Business Scholar Leads Students and Companies to Embrace Diversity

Written by
Lois Elfman

Published
Feb 27, 2018

Feb 27, 2018 • by Lois Elfman

An assistant professor of management in the School of Business & Industry at Florida A&M University and a sought-after consultant for businesses, Dr. Atira Charles brings real-world insight into the classroom and scholarly research into the business world. She says the blend of the two enables her to give both students and clients understanding of the complex issues facing businesses in the 21st century.

A Scholar

Charles, who earned a doctorate in organizational behavior and management from Arizona State University, teaches courses in organizational behavior and principles of management to undergraduates and organizational theory and analysis at the graduate level. She also teaches business ethics for the university's online MBA program. Her undergraduate courses are required for all business and health care management majors.

Students often tell her that her classes provide personal insights because she focuses on identity, self-awareness and introspection. She gives her classroom an uplifting, motivating vibe. It is important that students are able to understand the course content and apply it to their lives—especially students who aspire to be leaders. There are self-reflection exercises and sharing of life stories.

“In organizational behavior, we're talking about motivation, stress, personality, conflict and communication,” says Charles. “The class doesn't just stay within the workplace/business context. I create more of a real-world application. I'm of a philosophy that we can't teach them to lead other people if they don't know themselves and how to lead themselves and their own lives.”

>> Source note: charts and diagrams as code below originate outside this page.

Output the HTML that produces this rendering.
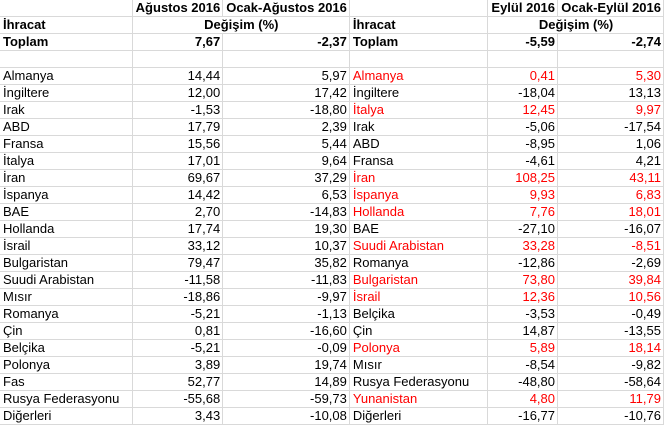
<!DOCTYPE html>
<html><head><meta charset="utf-8"><style>
html,body{margin:0;padding:0;background:#fff;width:664px;height:426px;overflow:hidden}
table{border-collapse:collapse;table-layout:fixed;font-family:"Liberation Sans",Arial,sans-serif;font-size:13px;color:#000;position:absolute;left:0;top:0}
td{height:16px;padding:0 2px 0 3px;border:1px solid #d9d9d9;white-space:nowrap;overflow:hidden;line-height:16px;vertical-align:bottom}
td.n{text-align:right}
.b{font-weight:bold}
.r{color:#ff0000}
tr:first-child td{border-top:none}
td:first-child{border-left:none}
</style></head><body>
<table>
<colgroup><col style="width:134px"><col style="width:87px"><col style="width:125px"><col style="width:141px"><col style="width:70px"><col style="width:106px"></colgroup>
<tr class="b"><td></td><td class="n">Ağustos 2016</td><td class="n">Ocak-Ağustos 2016</td><td></td><td class="n">Eylül 2016</td><td class="n">Ocak-Eylül 2016</td></tr>
<tr class="b"><td>İhracat</td><td colspan="2" style="text-align:center">Değişim (%)</td><td>İhracat</td><td colspan="2" style="text-align:center">Değişim (%)</td></tr>
<tr class="b"><td>Toplam</td><td class="n">7,67</td><td class="n">-2,37</td><td>Toplam</td><td class="n">-5,59</td><td class="n">-2,74</td></tr>
<tr><td></td><td></td><td></td><td></td><td></td><td></td></tr>
<tr><td>Almanya</td><td class="n">14,44</td><td class="n">5,97</td><td class="r">Almanya</td><td class="n r">0,41</td><td class="n r">5,30</td></tr>
<tr><td>İngiltere</td><td class="n">12,00</td><td class="n">17,42</td><td>İngiltere</td><td class="n">-18,04</td><td class="n">13,13</td></tr>
<tr><td>Irak</td><td class="n">-1,53</td><td class="n">-18,80</td><td class="r">İtalya</td><td class="n r">12,45</td><td class="n r">9,97</td></tr>
<tr><td>ABD</td><td class="n">17,79</td><td class="n">2,39</td><td>Irak</td><td class="n">-5,06</td><td class="n">-17,54</td></tr>
<tr><td>Fransa</td><td class="n">15,56</td><td class="n">5,44</td><td>ABD</td><td class="n">-8,95</td><td class="n">1,06</td></tr>
<tr><td>İtalya</td><td class="n">17,01</td><td class="n">9,64</td><td>Fransa</td><td class="n">-4,61</td><td class="n">4,21</td></tr>
<tr><td>İran</td><td class="n">69,67</td><td class="n">37,29</td><td class="r">İran</td><td class="n r">108,25</td><td class="n r">43,11</td></tr>
<tr><td>İspanya</td><td class="n">14,42</td><td class="n">6,53</td><td class="r">İspanya</td><td class="n r">9,93</td><td class="n r">6,83</td></tr>
<tr><td>BAE</td><td class="n">2,70</td><td class="n">-14,83</td><td class="r">Hollanda</td><td class="n r">7,76</td><td class="n r">18,01</td></tr>
<tr><td>Hollanda</td><td class="n">17,74</td><td class="n">19,30</td><td>BAE</td><td class="n">-27,10</td><td class="n">-16,07</td></tr>
<tr><td>İsrail</td><td class="n">33,12</td><td class="n">10,37</td><td class="r">Suudi Arabistan</td><td class="n r">33,28</td><td class="n r">-8,51</td></tr>
<tr><td>Bulgaristan</td><td class="n">79,47</td><td class="n">35,82</td><td>Romanya</td><td class="n">-12,86</td><td class="n">-2,69</td></tr>
<tr><td>Suudi Arabistan</td><td class="n">-11,58</td><td class="n">-11,83</td><td class="r">Bulgaristan</td><td class="n r">73,80</td><td class="n r">39,84</td></tr>
<tr><td>Mısır</td><td class="n">-18,86</td><td class="n">-9,97</td><td class="r">İsrail</td><td class="n r">12,36</td><td class="n r">10,56</td></tr>
<tr><td>Romanya</td><td class="n">-5,21</td><td class="n">-1,13</td><td>Belçika</td><td class="n">-3,53</td><td class="n">-0,49</td></tr>
<tr><td>Çin</td><td class="n">0,81</td><td class="n">-16,60</td><td>Çin</td><td class="n">14,87</td><td class="n">-13,55</td></tr>
<tr><td>Belçika</td><td class="n">-5,21</td><td class="n">-0,09</td><td class="r">Polonya</td><td class="n r">5,89</td><td class="n r">18,14</td></tr>
<tr><td>Polonya</td><td class="n">3,89</td><td class="n">19,74</td><td>Mısır</td><td class="n">-8,54</td><td class="n">-9,82</td></tr>
<tr><td>Fas</td><td class="n">52,77</td><td class="n">14,89</td><td>Rusya Federasyonu</td><td class="n">-48,80</td><td class="n">-58,64</td></tr>
<tr><td>Rusya Federasyonu</td><td class="n">-55,68</td><td class="n">-59,73</td><td class="r">Yunanistan</td><td class="n r">4,80</td><td class="n r">11,79</td></tr>
<tr><td>Diğerleri</td><td class="n">3,43</td><td class="n">-10,08</td><td>Diğerleri</td><td class="n">-16,77</td><td class="n">-10,76</td></tr>
</table>
</body></html>
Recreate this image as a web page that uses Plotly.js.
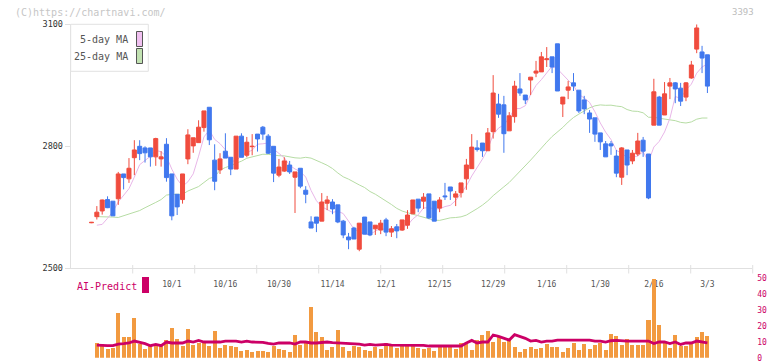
<!DOCTYPE html>
<html><head><meta charset="utf-8">
<script src="https://cdn.plot.ly/plotly-3.0.1.min.js"></script>
<style>html,body{margin:0;padding:0;background:#fff;} #chart{width:772px;height:361px;}</style>
</head><body><div id="chart"></div>
<script>
// ---- data ----
const opens = [2612,2627,2641,2669,2665,2671,2732,2720,2772,2800,
2796,2796,2774,2769,2805,2732,2682,2669,2769,2801,
2809,2846,2896,2766,2742,2788,2773,2744,2825,2778,
2799,2830,2847,2825,2800,2729,2739,2754,2724,2746,
2692,2614,2626,2616,2660,2663,2656,2616,2577,2599,
2547,2626,2614,2597,2594,2619,2589,2602,2594,2606,
2634,2670,2665,2683,2665,2648,2678,2700,2675,2686,
2720,2745,2796,2808,2789,2836,2904,2902,2838,2873,
2941,2926,2963,2980,2983,3013,3020,3052,2904,2938,
2956,2938,2914,2882,2870,2833,2806,2806,2776,2724,
2791,2764,2781,2815,2781,2852,2921,2877,2948,2956,
2943,2921,2968,3039,3032,3025];
const highs = [2614,2653,2669,2677,2665,2737,2732,2771,2815,2815,
2800,2796,2821,2788,2820,2732,2682,2732,2842,2821,
2864,2887,2896,2805,2783,2832,2773,2825,2832,2823,
2830,2830,2850,2830,2800,2769,2773,2764,2737,2746,
2702,2628,2626,2685,2678,2670,2656,2619,2587,2602,
2611,2626,2614,2606,2619,2624,2604,2609,2619,2643,
2668,2670,2685,2683,2665,2675,2710,2700,2690,2710,
2769,2830,2815,2808,2845,2975,2929,2924,2884,2961,
2980,2926,2970,3010,3032,3044,3020,3052,2921,2961,
2980,2938,2924,2889,2870,2833,2813,2813,2791,2798,
2791,2791,2833,2823,2781,2966,2924,2958,2968,2958,
2956,2958,3010,3100,3047,3025];
const lows = [2611,2620,2632,2648,2629,2656,2694,2710,2729,2766,
2760,2750,2752,2750,2713,2618,2631,2659,2756,2784,
2809,2836,2803,2692,2732,2771,2729,2744,2773,2773,
2778,2787,2816,2781,2712,2724,2737,2732,2636,2697,
2660,2599,2589,2616,2643,2633,2611,2574,2547,2572,
2542,2584,2579,2582,2584,2579,2577,2574,2592,2597,
2634,2638,2646,2621,2616,2638,2668,2668,2653,2674,
2693,2745,2787,2774,2789,2819,2870,2784,2838,2858,
2924,2904,2926,2970,2983,2995,2980,2936,2872,2916,
2936,2882,2879,2833,2811,2791,2774,2779,2724,2705,
2729,2756,2776,2774,2670,2852,2852,2877,2916,2906,
2899,2911,2966,3029,2980,2931];
const closes = [2613,2638,2668,2649,2629,2732,2723,2746,2791,2782,
2784,2774,2819,2774,2723,2629,2651,2732,2828,2821,
2847,2887,2816,2714,2769,2771,2744,2825,2773,2810,
2800,2818,2830,2783,2734,2749,2764,2737,2737,2702,
2682,2599,2611,2663,2668,2646,2614,2582,2570,2572,
2611,2584,2582,2606,2611,2589,2597,2592,2619,2631,
2668,2648,2675,2624,2616,2668,2676,2690,2683,2710,
2754,2798,2792,2789,2833,2931,2879,2831,2875,2948,
2931,2914,2970,2985,3020,3015,2995,2936,2921,2946,
2948,2887,2892,2867,2830,2811,2774,2801,2734,2796,
2754,2783,2813,2788,2673,2934,2852,2929,2956,2941,
2911,2956,3000,3091,3017,2948];
// volume (first session has no bar)
const volumes = [null,
9.2,8.5,5.4,6.0,27.9,12.9,12.9,24.8,8.5,5.4,
7.9,8.5,7.3,11,18.5,11.7,7.3,17.9,7.9,9.2,
9.2,7.3,16.7,6.0,7.9,7.3,6.7,4.2,4.8,3.5,
4.2,4.2,3.5,7.3,5.4,4.8,3.5,14.2,7.9,9.2,
31.7,16,12.9,4.8,6.7,17.3,6.7,4.2,7.3,6.7,
4.8,4.2,6.7,5.4,9.2,
7.3,6.0,7.9,7.9,7.9,6.0,5.4,6.0,4.2,7.3,
7.3,6.7,5.4,9.2,9.2,4.8,11,14.2,16.7,9.8,
13.5,9.8,11,6.7,3.5,5.4,6.7,5.4,6.0,8.5,
6.7,6.7,3.5,6.0,9.2,4.8,8.5,5.4,7.9,9.2,
4.8,14.8,13.5,7.9,11.7,7.9,7.9,7.9,23.5,49.2,
20.4,9.8,6.0,14.2,7.3,7.3,8.5,12.9,16,13.5];
const aiPredict = [null,
7.9,7.5,7.5,7.5,8.5,8.8,9.2,10.4,9.6,8.8,
7.5,8.3,7.5,9.8,9.2,9.2,9.2,10.4,9.8,10.8,
9.8,9.8,9.8,9.8,10.4,10.4,10.4,9.8,10.4,9.8,
9.8,9.6,9.0,8.5,9.2,9.2,9.2,8.5,9.8,9.8,
9.2,9.2,9.6,9.8,9.4,9.2,9.2,9.0,8.5,8.5,
7.9,8.3,7.9,8.3,8.3,
7.9,7.9,7.7,7.7,7.7,7.7,7.7,7.3,7.3,7.3,
7.7,7.7,7.3,7.3,9.2,10.8,9.2,9.8,9.8,14.2,
13.3,12.3,11,14.4,13.3,12.1,10.4,10.8,9.8,10.4,
10.4,11,11,11,11,11,11,11,10.4,10.4,
9.8,10.6,10.8,10.4,10.4,10.4,10.4,10.4,10.4,8.8,
9.8,9.8,8.8,9.8,8.3,9.2,9.2,10.4,9.8,9.2];
// moving-average values before enough closes are on the chart
const ma5Lead = [null,2606,2608,2623];
const ma25Lead = [null,2627,2627,2627,2626,2625,2629,2633,2637,2642,2649,2655,
2662,2669,2680,2682,2682,2682,2690,2695,2701,2711,2721,2725];
const dateLabels = ['10/1','10/16','10/30','11/14','12/1','12/15','12/29','1/16','1/30','2/16','3/3'];
const dateLabelIdx = [15,25,35,45,55,65,75,85,95,105,115];

// ---- derived ----
const idx = closes.map((_, i) => i);
function movingAvg(n, lead) {
  return closes.map((c, i) => {
    if (i < lead.length) return lead[i];
    let s = 0; for (let j = i - n + 1; j <= i; j++) s += closes[j];
    return s / n;
  });
}
const ma5 = movingAvg(5, ma5Lead);
const ma25 = movingAvg(25, ma25Lead);

// ---- layout helpers (pixel -> paper) ----
const W = 772, H = 361;
const px = x => x / W, py = y => 1 - y / H;
const plotL = 70.7, plotR = 751.7;
const xRange = [-3.88, 123.27];
const mono = 'DejaVu Sans Mono';

const traces = [
  {type:'scatter', mode:'lines', x:idx, y:ma25, xaxis:'x', yaxis:'y',
   line:{color:'#b6dca4', width:1}, hoverinfo:'skip'},
  {type:'scatter', mode:'lines', x:idx, y:ma5, xaxis:'x', yaxis:'y',
   line:{color:'#e8b6e8', width:1}, hoverinfo:'skip'},
  {type:'candlestick', x:idx, open:opens, high:highs, low:lows, close:closes,
   xaxis:'x3', yaxis:'y3', whiskerwidth:0,
   increasing:{line:{color:'#f04c3e', width:1}, fillcolor:'#f04c3e'},
   decreasing:{line:{color:'#4078ee', width:1}, fillcolor:'#4078ee'},
   hoverinfo:'skip'},
  {type:'bar', x:idx, y:volumes, xaxis:'x2', yaxis:'y2', width:0.75,
   marker:{color:'#f29a40', line:{width:0}}, hoverinfo:'skip'},
  {type:'scatter', mode:'lines', x:idx, y:aiPredict, xaxis:'x2', yaxis:'y2',
   line:{color:'#cc0066', width:2.8}, hoverinfo:'skip'}
];

const tickPx = [];
for (let k = 1; k <= 11; k++) tickPx.push(plotL + 62 * k);

const shapes = [
  {type:'rect', xref:'paper', yref:'paper', x0:px(70.7), x1:px(148.3), y0:py(71.3), y1:py(24.3),
   line:{color:'#e2e2e2', width:1}, fillcolor:'#ffffff', layer:'above'},
  {type:'rect', xref:'paper', yref:'paper', x0:px(136.5), x1:px(142.5), y0:py(46.5), y1:py(31.5),
   line:{color:'#555', width:1}, fillcolor:'#f0c0f0', layer:'above'},
  {type:'rect', xref:'paper', yref:'paper', x0:px(136.5), x1:px(142.5), y0:py(63.5), y1:py(48.5),
   line:{color:'#555', width:1}, fillcolor:'#c2e2b2', layer:'above'},
  {type:'rect', xref:'paper', yref:'paper', x0:px(142), x1:px(149), y0:py(293), y1:py(277),
   line:{width:0}, fillcolor:'#cc0066', layer:'above'}
];
tickPx.forEach(t => shapes.push({type:'line', xref:'paper', yref:'paper',
  x0:px(t), x1:px(t), y0:py(273.5), y1:py(265), line:{color:'#e0e0e0', width:1}}));

const annotations = [
  {text:'(C)https://chartnavi.com/', xref:'paper', yref:'paper', x:px(13), y:py(12.3),
   xanchor:'left', yanchor:'middle', showarrow:false, font:{family:mono, size:10, color:'#c6c6c6'}},
  {text:'3393', xref:'paper', yref:'paper', x:px(756), y:py(12.3),
   xanchor:'right', yanchor:'middle', showarrow:false, font:{family:mono, size:9, color:'#bdbdbd'}},
  {text:'5-day MA', xref:'paper', yref:'paper', x:px(130), y:py(39.5),
   xanchor:'right', yanchor:'middle', showarrow:false, font:{family:mono, size:10, color:'#555'}},
  {text:'25-day MA', xref:'paper', yref:'paper', x:px(130), y:py(56.5),
   xanchor:'right', yanchor:'middle', showarrow:false, font:{family:mono, size:10, color:'#555'}},
  {text:'AI-Predict', xref:'paper', yref:'paper', x:px(75), y:py(286),
   xanchor:'left', yanchor:'middle', showarrow:false, font:{family:mono, size:10, color:'#cc0066'}}
];

const layout = {
  width:W, height:H, margin:{l:0, r:0, t:0, b:0},
  paper_bgcolor:'#fff', plot_bgcolor:'rgba(0,0,0,0)', showlegend:false,
  boxgap:0.25, boxgroupgap:0, bargap:0,
  xaxis:{domain:[px(plotL), px(plotR)], range:xRange, anchor:'y',
    showline:true, linecolor:'#e0e0e0', linewidth:1, mirror:false,
    tickmode:'array', tickvals:dateLabelIdx, ticktext:dateLabels,
    ticks:'outside', ticklen:8, tickcolor:'rgba(0,0,0,0)',
    tickfont:{family:mono, size:8, color:'#555'},
    showgrid:false, zeroline:false, fixedrange:true, rangeslider:{visible:false}},
  yaxis:{domain:[py(268.3), py(24.3)], range:[2500,3100], anchor:'x',
    tickmode:'array', tickvals:[2500,2800,3100],
    ticks:'outside', ticklen:5, tickcolor:'#e0e0e0',
    showline:true, linecolor:'#e0e0e0', linewidth:1,
    tickfont:{family:mono, size:8.5, color:'#333'},
    showgrid:false, zeroline:false, fixedrange:true},
  xaxis3:{overlaying:'x', anchor:'y3', range:xRange, visible:false, rangeslider:{visible:false}, fixedrange:true},
  yaxis3:{overlaying:'y', anchor:'x3', range:[2500,3100], visible:false, fixedrange:true},
  xaxis2:{domain:[px(plotL), px(plotR)], range:xRange, anchor:'y2', visible:false, fixedrange:true},
  yaxis2:{domain:[py(357.7), py(277.7)], range:[0,50], anchor:'x2', side:'right',
    tickmode:'array', tickvals:[0,10,20,30,40,50],
    ticks:'outside', ticklen:3, tickcolor:'rgba(0,0,0,0)', ticklabeloverflow:'allow',
    ticklabelshift:-2.5,
    showline:false, showgrid:false, zeroline:false,
    tickfont:{family:mono, size:8, color:'#cc0066'}, fixedrange:true},
  shapes:shapes, annotations:annotations
};

Plotly.newPlot('chart', traces, layout, {staticPlot:true, displayModeBar:false});
</script>
</body></html>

Reflective of today's world, weekly assignments have a social media component—for example, developing a leadership meme. Charles found success metrics rose when she began doing this.

A Consultant

Her research focuses on racial and gender identity management in the workplace and how communication and feedback can create positive and productive environments. Companies, municipalities and organizations bring her in to look at organizational structures and help people manage their differences while striving for organizational success.

Charles says being a scholar enables her to simplify the complex business world for the everyday business practitioner. She takes data points and puts them into something more easily understandable.

“My ability to teach well allows them to have their organizational members be more transformed—actually taking them through a process of learning,” she says.

One example of her impact as a consultant is work she did with a professional sports team in a sport that is predominantly white. The team wanted increased focus on diversity. She created a three-month curriculum for the entire organization—top to bottom. While diversity shifts take time, she did see a tangible impact of her training on the mindsets of the personnel.

For a firm in the financial services industry, she presented self-awareness training for younger employees. Charles gave them strategies for how to be aware of their own identities in order to create identity alignment with clients.

“A lot of the companies that I go into, I'm the first black woman to come in as an expert to speak to them,” says Charles. “Presence and role models matter.”

Double Impact

“Being a diversity consultant, you see a lot of situations, so I'm able to share real-life scenarios with my students, and I think that makes them attach to it more, rather than it just being a theory,” says Charles, who says the university sees her business-world success as a positive reflection on Florida A&M.

“It also allows me to make connections in the business world that have value to FAMU,” she notes.

Charles thrives on being a faculty member at an historically black university, building future leaders. She also appreciates bringing her knowledge and experience as a woman of color into her work as a consultant, noting that the people she encounters often tell her they wish they'd known the strategies she suggests back when they were in college or early in their careers.

“The fact that I'm able to integrate that in the university setting for this next generation of future business leaders feels good,” Charles says. “I'm in a place where I'm able to equip them more effectively—catching them now rather than catching them down the road if their companies decide it's important to hire a consultant.”

When expressing herself on social media, she frames her messages to be teachable lessons.

Her work has appeared in scholarly journals such as the Journal of Management DevelopmentHuman Resource Management and Organizational Dynamics, as well as in publications like Black Enterprise and Essence. On her website OurMasks.com, she collects stories about the internalized masks people wear as they traverse different parts of their lives. She says she has shed her masks and moves between academia and the business world as her authentic self.

“My mom told me, ‘If you have a light, shine it,’” says Charles, who enjoys shattering stereotypes. “The whole point is to be an expert in a lane that allows me to have a voice for populations that may not have a voice and be a knowledge keeper for people that may not have the knowledge.”